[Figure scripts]
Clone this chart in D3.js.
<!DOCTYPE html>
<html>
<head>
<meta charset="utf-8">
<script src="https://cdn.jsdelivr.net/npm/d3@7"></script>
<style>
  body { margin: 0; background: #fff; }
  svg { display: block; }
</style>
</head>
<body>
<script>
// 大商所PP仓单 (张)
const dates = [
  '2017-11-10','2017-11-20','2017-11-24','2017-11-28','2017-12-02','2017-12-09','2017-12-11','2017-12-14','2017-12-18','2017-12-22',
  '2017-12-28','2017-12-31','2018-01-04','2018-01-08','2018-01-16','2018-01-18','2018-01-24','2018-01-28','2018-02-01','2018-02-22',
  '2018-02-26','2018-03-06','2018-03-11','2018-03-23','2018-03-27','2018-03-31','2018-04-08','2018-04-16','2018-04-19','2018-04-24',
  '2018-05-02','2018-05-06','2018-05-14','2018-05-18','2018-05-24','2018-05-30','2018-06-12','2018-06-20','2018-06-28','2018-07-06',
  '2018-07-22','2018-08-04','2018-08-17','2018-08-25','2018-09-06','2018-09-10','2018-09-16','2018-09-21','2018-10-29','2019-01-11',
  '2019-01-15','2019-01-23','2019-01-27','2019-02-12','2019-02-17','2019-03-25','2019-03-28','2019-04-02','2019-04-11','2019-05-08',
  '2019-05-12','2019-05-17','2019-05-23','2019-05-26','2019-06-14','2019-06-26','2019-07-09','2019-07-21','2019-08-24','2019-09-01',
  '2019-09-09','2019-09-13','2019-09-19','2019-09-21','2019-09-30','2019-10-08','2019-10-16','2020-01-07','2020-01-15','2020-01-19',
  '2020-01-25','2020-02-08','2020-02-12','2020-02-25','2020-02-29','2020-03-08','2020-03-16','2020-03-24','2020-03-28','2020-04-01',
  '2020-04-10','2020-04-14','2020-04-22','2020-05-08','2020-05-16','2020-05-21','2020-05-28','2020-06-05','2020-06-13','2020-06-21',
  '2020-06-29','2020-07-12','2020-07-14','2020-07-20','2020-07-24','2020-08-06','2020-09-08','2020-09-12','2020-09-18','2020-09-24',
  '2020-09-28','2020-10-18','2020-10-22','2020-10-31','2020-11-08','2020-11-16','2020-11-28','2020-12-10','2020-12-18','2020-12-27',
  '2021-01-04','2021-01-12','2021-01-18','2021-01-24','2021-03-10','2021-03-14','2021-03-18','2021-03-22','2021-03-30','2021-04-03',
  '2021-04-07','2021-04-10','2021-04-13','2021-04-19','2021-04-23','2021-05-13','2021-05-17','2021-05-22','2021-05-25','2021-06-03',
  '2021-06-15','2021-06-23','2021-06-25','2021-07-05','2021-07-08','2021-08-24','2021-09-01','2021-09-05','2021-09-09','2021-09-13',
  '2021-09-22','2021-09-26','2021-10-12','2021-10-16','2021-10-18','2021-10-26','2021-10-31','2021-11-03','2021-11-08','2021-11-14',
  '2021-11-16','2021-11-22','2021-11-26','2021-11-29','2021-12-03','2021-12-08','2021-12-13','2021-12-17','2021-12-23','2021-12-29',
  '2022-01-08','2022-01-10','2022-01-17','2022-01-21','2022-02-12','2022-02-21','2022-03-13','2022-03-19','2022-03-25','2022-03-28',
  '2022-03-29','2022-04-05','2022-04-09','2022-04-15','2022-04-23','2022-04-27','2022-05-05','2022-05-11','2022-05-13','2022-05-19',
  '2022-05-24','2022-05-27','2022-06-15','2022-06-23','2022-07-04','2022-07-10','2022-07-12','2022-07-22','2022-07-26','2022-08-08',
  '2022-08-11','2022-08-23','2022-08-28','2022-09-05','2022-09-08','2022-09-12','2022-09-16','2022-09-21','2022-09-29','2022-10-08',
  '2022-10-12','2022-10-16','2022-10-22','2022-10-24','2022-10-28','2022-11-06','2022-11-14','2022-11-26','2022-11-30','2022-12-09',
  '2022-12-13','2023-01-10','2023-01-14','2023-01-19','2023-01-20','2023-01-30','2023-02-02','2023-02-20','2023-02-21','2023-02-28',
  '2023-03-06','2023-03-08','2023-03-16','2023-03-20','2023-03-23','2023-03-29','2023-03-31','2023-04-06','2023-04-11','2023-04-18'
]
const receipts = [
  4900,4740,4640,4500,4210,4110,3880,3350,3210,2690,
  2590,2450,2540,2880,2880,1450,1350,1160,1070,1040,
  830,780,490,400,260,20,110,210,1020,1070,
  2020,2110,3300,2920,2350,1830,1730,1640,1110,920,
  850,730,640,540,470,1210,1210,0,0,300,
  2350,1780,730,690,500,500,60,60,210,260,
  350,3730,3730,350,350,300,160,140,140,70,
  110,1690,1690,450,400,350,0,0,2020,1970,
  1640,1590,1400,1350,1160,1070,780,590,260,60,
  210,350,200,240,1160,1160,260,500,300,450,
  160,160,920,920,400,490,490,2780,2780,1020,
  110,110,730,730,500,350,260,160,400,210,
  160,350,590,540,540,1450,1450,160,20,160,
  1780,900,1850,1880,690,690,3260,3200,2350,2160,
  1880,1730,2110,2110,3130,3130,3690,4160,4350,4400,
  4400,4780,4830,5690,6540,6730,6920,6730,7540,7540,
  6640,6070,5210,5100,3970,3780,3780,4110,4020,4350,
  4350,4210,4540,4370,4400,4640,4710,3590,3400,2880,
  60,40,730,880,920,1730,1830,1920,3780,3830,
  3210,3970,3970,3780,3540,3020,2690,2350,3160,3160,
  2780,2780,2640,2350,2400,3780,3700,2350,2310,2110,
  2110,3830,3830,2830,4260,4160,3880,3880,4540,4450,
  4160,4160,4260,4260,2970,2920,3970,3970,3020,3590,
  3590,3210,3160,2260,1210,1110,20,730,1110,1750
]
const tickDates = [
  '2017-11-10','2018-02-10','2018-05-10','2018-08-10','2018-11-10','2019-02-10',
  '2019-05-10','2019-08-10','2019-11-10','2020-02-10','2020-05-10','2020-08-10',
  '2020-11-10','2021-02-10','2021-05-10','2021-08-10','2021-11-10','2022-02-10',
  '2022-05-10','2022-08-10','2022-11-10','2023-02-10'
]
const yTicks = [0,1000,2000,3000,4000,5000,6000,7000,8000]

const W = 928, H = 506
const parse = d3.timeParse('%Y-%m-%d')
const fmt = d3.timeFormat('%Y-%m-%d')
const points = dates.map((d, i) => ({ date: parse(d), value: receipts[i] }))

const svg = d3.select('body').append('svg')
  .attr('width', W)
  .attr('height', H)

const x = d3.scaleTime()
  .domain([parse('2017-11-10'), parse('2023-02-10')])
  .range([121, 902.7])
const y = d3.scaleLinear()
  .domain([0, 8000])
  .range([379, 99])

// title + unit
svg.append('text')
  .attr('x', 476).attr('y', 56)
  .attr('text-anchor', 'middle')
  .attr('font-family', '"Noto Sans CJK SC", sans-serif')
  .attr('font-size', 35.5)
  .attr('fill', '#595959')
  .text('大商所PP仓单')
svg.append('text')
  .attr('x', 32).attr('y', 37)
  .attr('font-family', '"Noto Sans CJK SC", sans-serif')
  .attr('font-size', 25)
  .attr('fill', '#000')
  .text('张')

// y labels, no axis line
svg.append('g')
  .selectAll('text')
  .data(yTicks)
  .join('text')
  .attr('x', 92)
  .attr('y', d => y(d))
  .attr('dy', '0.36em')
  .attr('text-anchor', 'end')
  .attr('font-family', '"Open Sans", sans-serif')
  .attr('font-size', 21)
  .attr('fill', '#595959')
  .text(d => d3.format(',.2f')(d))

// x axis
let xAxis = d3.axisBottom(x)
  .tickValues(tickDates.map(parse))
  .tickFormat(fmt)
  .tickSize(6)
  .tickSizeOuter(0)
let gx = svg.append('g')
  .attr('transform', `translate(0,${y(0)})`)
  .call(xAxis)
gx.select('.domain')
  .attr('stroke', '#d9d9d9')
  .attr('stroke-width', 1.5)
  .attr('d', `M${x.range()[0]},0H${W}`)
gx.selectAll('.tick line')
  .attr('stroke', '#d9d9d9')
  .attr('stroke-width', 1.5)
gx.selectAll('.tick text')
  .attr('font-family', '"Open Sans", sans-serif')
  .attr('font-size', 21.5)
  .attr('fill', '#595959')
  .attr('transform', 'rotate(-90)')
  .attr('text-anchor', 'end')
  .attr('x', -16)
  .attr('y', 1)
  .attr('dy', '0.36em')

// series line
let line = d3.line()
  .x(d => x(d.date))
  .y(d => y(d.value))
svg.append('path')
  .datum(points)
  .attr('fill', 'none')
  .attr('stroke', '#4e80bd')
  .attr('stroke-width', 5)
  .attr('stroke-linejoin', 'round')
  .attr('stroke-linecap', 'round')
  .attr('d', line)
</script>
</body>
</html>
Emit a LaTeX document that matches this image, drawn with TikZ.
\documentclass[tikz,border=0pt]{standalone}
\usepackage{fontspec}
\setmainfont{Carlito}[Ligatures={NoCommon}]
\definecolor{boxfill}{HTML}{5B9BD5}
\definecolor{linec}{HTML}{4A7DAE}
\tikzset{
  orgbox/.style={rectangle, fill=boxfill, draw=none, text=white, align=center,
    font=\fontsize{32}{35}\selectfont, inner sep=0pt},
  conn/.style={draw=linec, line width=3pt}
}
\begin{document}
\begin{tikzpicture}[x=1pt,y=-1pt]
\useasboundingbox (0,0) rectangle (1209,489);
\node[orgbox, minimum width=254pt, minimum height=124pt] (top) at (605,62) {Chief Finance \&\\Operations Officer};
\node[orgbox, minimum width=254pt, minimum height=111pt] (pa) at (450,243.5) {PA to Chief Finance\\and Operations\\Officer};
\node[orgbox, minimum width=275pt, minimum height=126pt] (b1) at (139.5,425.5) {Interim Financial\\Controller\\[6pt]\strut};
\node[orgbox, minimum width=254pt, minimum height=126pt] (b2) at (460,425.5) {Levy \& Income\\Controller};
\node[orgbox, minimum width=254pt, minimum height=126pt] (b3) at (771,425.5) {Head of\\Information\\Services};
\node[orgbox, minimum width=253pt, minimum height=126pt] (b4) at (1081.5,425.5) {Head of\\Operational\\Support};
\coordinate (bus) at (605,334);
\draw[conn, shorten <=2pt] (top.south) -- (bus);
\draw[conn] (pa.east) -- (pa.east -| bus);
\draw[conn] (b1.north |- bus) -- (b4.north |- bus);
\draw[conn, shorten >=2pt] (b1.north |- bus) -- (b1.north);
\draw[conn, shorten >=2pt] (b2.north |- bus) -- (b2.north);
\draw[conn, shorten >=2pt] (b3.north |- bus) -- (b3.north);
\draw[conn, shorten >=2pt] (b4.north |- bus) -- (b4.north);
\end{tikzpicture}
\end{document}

WHAT NEEDS TO BE DONE:
Reproduce only the lines running from the one with "Emit a LaTeX" through the final line of the listing above, both ends included.

ANSWER FOR THIS EXERCISE:
Emit a LaTeX document that matches this image, drawn with TikZ.
\documentclass[tikz,border=0pt]{standalone}
\usepackage{fontspec}
\setmainfont{Carlito}[Ligatures={NoCommon}]
\definecolor{boxfill}{HTML}{5B9BD5}
\definecolor{linec}{HTML}{4A7DAE}
\tikzset{
  orgbox/.style={rectangle, fill=boxfill, draw=none, text=white, align=center,
    font=\fontsize{32}{35}\selectfont, inner sep=0pt},
  conn/.style={draw=linec, line width=3pt}
}
\begin{document}
\begin{tikzpicture}[x=1pt,y=-1pt]
\useasboundingbox (0,0) rectangle (1209,489);
\node[orgbox, minimum width=254pt, minimum height=124pt] (top) at (605,62) {Chief Finance \&\\Operations Officer};
\node[orgbox, minimum width=254pt, minimum height=111pt] (pa) at (450,243.5) {PA to Chief Finance\\and Operations\\Officer};
\node[orgbox, minimum width=275pt, minimum height=126pt] (b1) at (139.5,425.5) {Interim Financial\\Controller\\[6pt]\strut};
\node[orgbox, minimum width=254pt, minimum height=126pt] (b2) at (460,425.5) {Levy \& Income\\Controller};
\node[orgbox, minimum width=254pt, minimum height=126pt] (b3) at (771,425.5) {Head of\\Information\\Services};
\node[orgbox, minimum width=253pt, minimum height=126pt] (b4) at (1081.5,425.5) {Head of\\Operational\\Support};
\coordinate (bus) at (605,334);
\draw[conn, shorten <=2pt] (top.south) -- (bus);
\draw[conn] (pa.east) -- (pa.east -| bus);
\draw[conn] (b1.north |- bus) -- (b4.north |- bus);
\draw[conn, shorten >=2pt] (b1.north |- bus) -- (b1.north);
\draw[conn, shorten >=2pt] (b2.north |- bus) -- (b2.north);
\draw[conn, shorten >=2pt] (b3.north |- bus) -- (b3.north);
\draw[conn, shorten >=2pt] (b4.north |- bus) -- (b4.north);
\end{tikzpicture}
\end{document}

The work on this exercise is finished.